Il giorno dopo una grande delusione è sempre il più difficile da affrontare. E magari la notte è stata anche insonne. Tutto sta nel fatto che, a causa di una serata trascorsa con le lacrime agli occhi, ci si affida proprio alla notte per ripulire la mente dai brutti pensieri. Ma, il più delle volte, accade l’esatto contrario: al mattino dopo, se possibile, ci si sente ancora più tristi e delusi.
La sensazione diffusa all’interno della tifoseria bianconera è che puntualmente, dopo ogni momento negativo, ci si sente soli. Soli con la squadra, soli con i ricordi legati ad essa. In tutti coloro che hanno scelto di supportare questa squadra sempre e comunque è presente un profondo sentimento d’orgoglio: impossibile voler male a questi ragazzi dopo questa lunghissima cavalcata. D’altra parte, però, la delusione è cocente: questa sembrava davvero la volta buona e il non esser riusciti a prevalere dà quasi un senso di inettitudine. È una maledizione, verrebbe da dire. E come ha – giustamente – titolato La Gazzetta dello Sport.
Essere juventini, ormai, è come far parte di una setta segreta: si provano emozioni che gli altri non comprendono, nel bene e nel male. E, dopo ogni sconfitta, il mondo non bianconero sta bene. Sta bene perché ha raggiunto un obiettivo, magari l’unico della sua stagione. Sembra retorica, non lo è: i passi falsi della Juventus sono l’occasione più adatta per unire gli italiani. Maglie del Real sparse in casa, trombette scatenate al momento dei gol, post di soddisfazione diabolica al momento del fischio finale. E il bello è che anche chi il calcio non lo segue mai diventa tutt’a un tratto nemico della squadra bianconera.
Ma poi? Il vuoto. Certo, perché questa delusione, gli juventini, se la porteranno dentro per anni, forse per sempre. Chi non è realmente tifoso, invece, oggi si è già dimenticato del tripudio. La soddisfazione è momentanea, è spicciola, proprio come chi decide di dedicare la vita per remare contro qualcuno. Esistono le propagande politiche fatte apposta per screditare un altro candidato, come esistono gli “appassionati di calcio” che decidono di guardare questo sport per il semplice desiderio di guardare un avversario perdere.

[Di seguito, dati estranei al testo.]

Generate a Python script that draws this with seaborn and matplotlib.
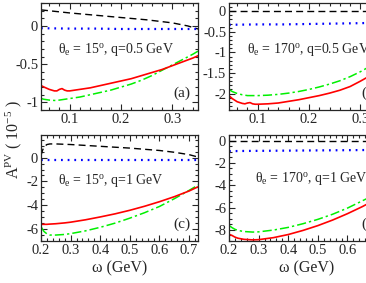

Essere “anti” ha pochi privilegi: ci vuole più coraggio per essere pro. Lì c’è la maturità, lì c’è la profonda stima in se stesso, perché ci si dice: “Io non cambierò mai: costi quel che costi, io ci sarò.“.
Facile, invece, cambiare squadra ogni domenica: si hanno molte più probabilità di successo. Ed esultano tutti: il pericoloso nemico è abbattuto e il calcio – se la Juve non vince – torna magicamente pulito. Ci si getta con avidità e tracotanza sulle carni bianconere, credute fragili. Ebbene, il più delle volte questa squadra sa rialzarsi un attimo dopo. Ma queste finali insegnano anche che la tristezza, a volte, resta per molto tempo. Adesso sì che tutto il mondo bianconero, dai calciatori ai tifosi, si sente un po’ fragile. Perché non è sempre facile riemergere da leoni: alle volte il sonno fa aumentare i cattivi pensieri e al mattino ci si sente inadeguati.
Crederci non è bastato. Essere consapevoli di potercela fare e giocare male nel momento decisivo fa soffrire ancora di più. Vedere Buffon in lacrime fa stringere il cuore. Ieri si è visto un Buffon amareggiato e rassegnato, più che disperato: ha forse capito che questa era davvero l’ultima occasione a sua disposizione.
Come fa male, tanto male sapere di quei 1527 tifosi feriti a Torino, in un momento che doveva essere di festa e di condivisione di una grande gioia. E invece, si è condiviso soltanto il dolore. Ancora una volta. Perché, ormai, siamo tutti in balia di una grande psicosi: i piani alti stanno facendo leva sui nostri sentimenti di paura, e ci sentiamo tutti costantemente in pericolo.